Health authorities say that farmworkers with high-risk exposures should be given the antiviral Tamiflu. Nuzzo also thinks farmworkers should be offered H5N1 vaccines, which do exist in a government stockpile.

Cardona says poultry workers in particular need better guidance on protective gear. The current advice isn’t practical, she says, because of the heat in the barns where they work. “I think we have to come to the table with some real conversations about what to do better,” she says.

Track the virus more closely

“We need to beef up our surveillance,” says Dr. Ezekiel Emanuel, an oncologist and prominent health policy expert who served in the Obama administration, and who advised the Biden administration on Covid-19 during the pandemic.

Monitoring of the virus’s spread has been spotty. Multiple experts consulted by Barron’s called for expanded testing of milk before it is pasteurized, an effort the U.S. Department of Agriculture said in late October it had planned to launch.

“More testing of bulk milk… is critical to understand how the virus moves,” wrote Dr. Jürgen Richt, director of the Center of Excellence for Emerging and Zoonotic Animal Diseases and a professor at the Kansas State University College of Veterinary Medicine.

Move faster on a mRNA vaccine

Emanuel says we need to speed up development of an mRNA vaccine for avian influenza. “We’re still relying on, shockingly, shockingly, eggs,” he said, referring to how most flu vaccines are currently made. In an influenza pandemic situation, he said, “eggs just aren’t going to cut it.”

Moderna has a contract with the U.S. government to develop an mRNA-based bird flu vaccine, and has completed a phase 2 test, but has not yet progressed to phase 3.

Vaccinate cows now

There are at least two bird flu vaccines for cows currently being tested. Cardona says they should be used soon. “I think that’s the only way you’re going to control it,” she says.

Ask more from the states

Public health in the U.S. is generally under the purview of each state, and the CDC can only respond when it’s invited by state authorities. “This is a case where I think federalism doesn’t really work to our advantage,” Emanuel says.

He thinks that the CDC needs to demand more data, and more viral surveillance, in return for the funding it provides to state health agencies. “I think we need to rebalance that relationship,” he says.

Figure out if we’re prepared for a pandemic

Emanuel also says the federal government should prepare a new influenza pandemic preparedness plan.

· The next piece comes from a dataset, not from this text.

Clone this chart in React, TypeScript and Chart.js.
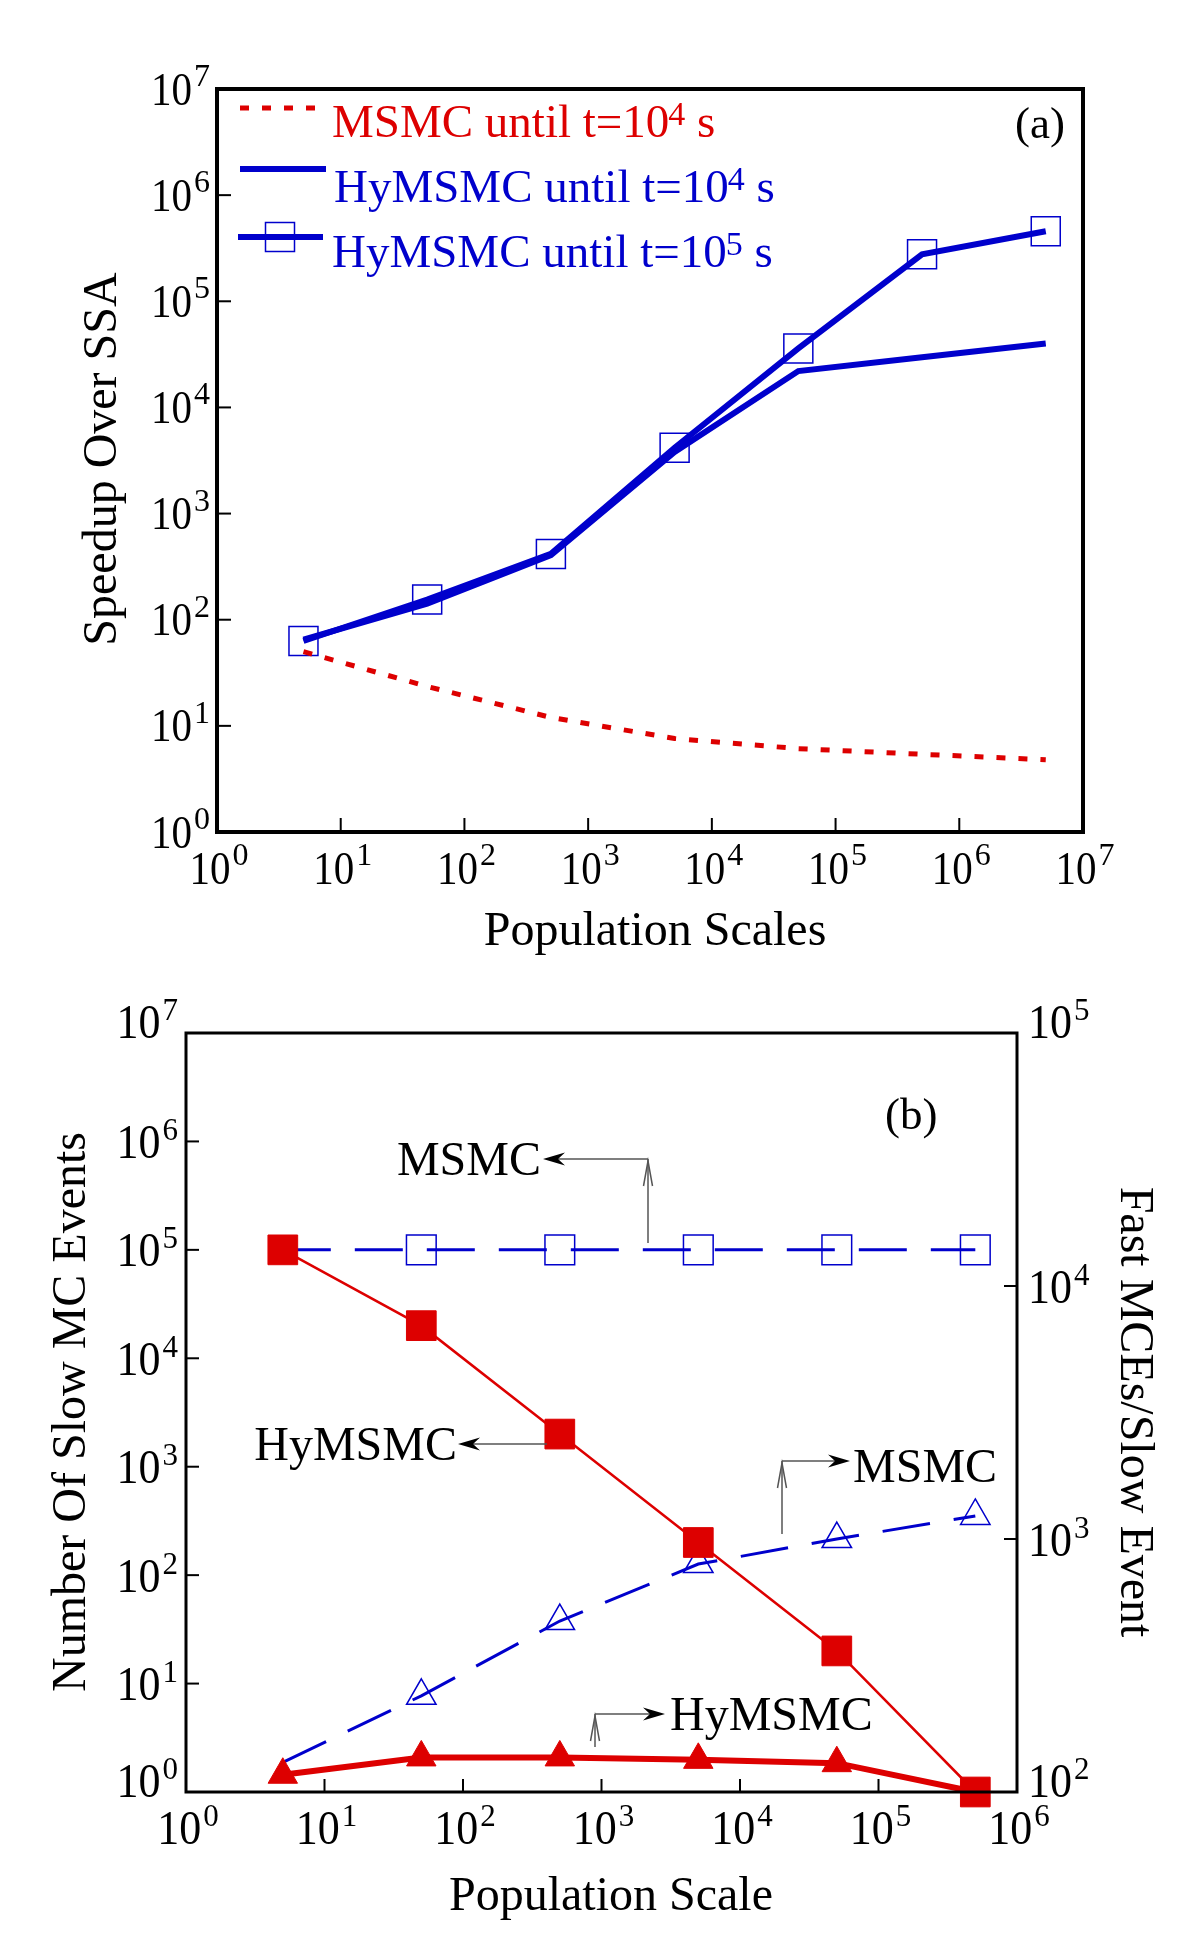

“We need an assessment of our preparedness, in terms of both physical infrastructure, but also the human resources, the clinicians,” he says. “They’re tired, they’re burned out there. It’s a real problem, and we need to figure out what we need to do.”

If the worst happens, be ready to respond

If the virus does start to spread among humans, Trump appointees who were critical of mask mandates and lockdowns during the Covid-19 pandemic may need to impose some of the same restrictions.

“They’ve been on the record opposing those public health interventions,” says Moore. “Are they going to change their position? How many people would have to die before they changed their position?”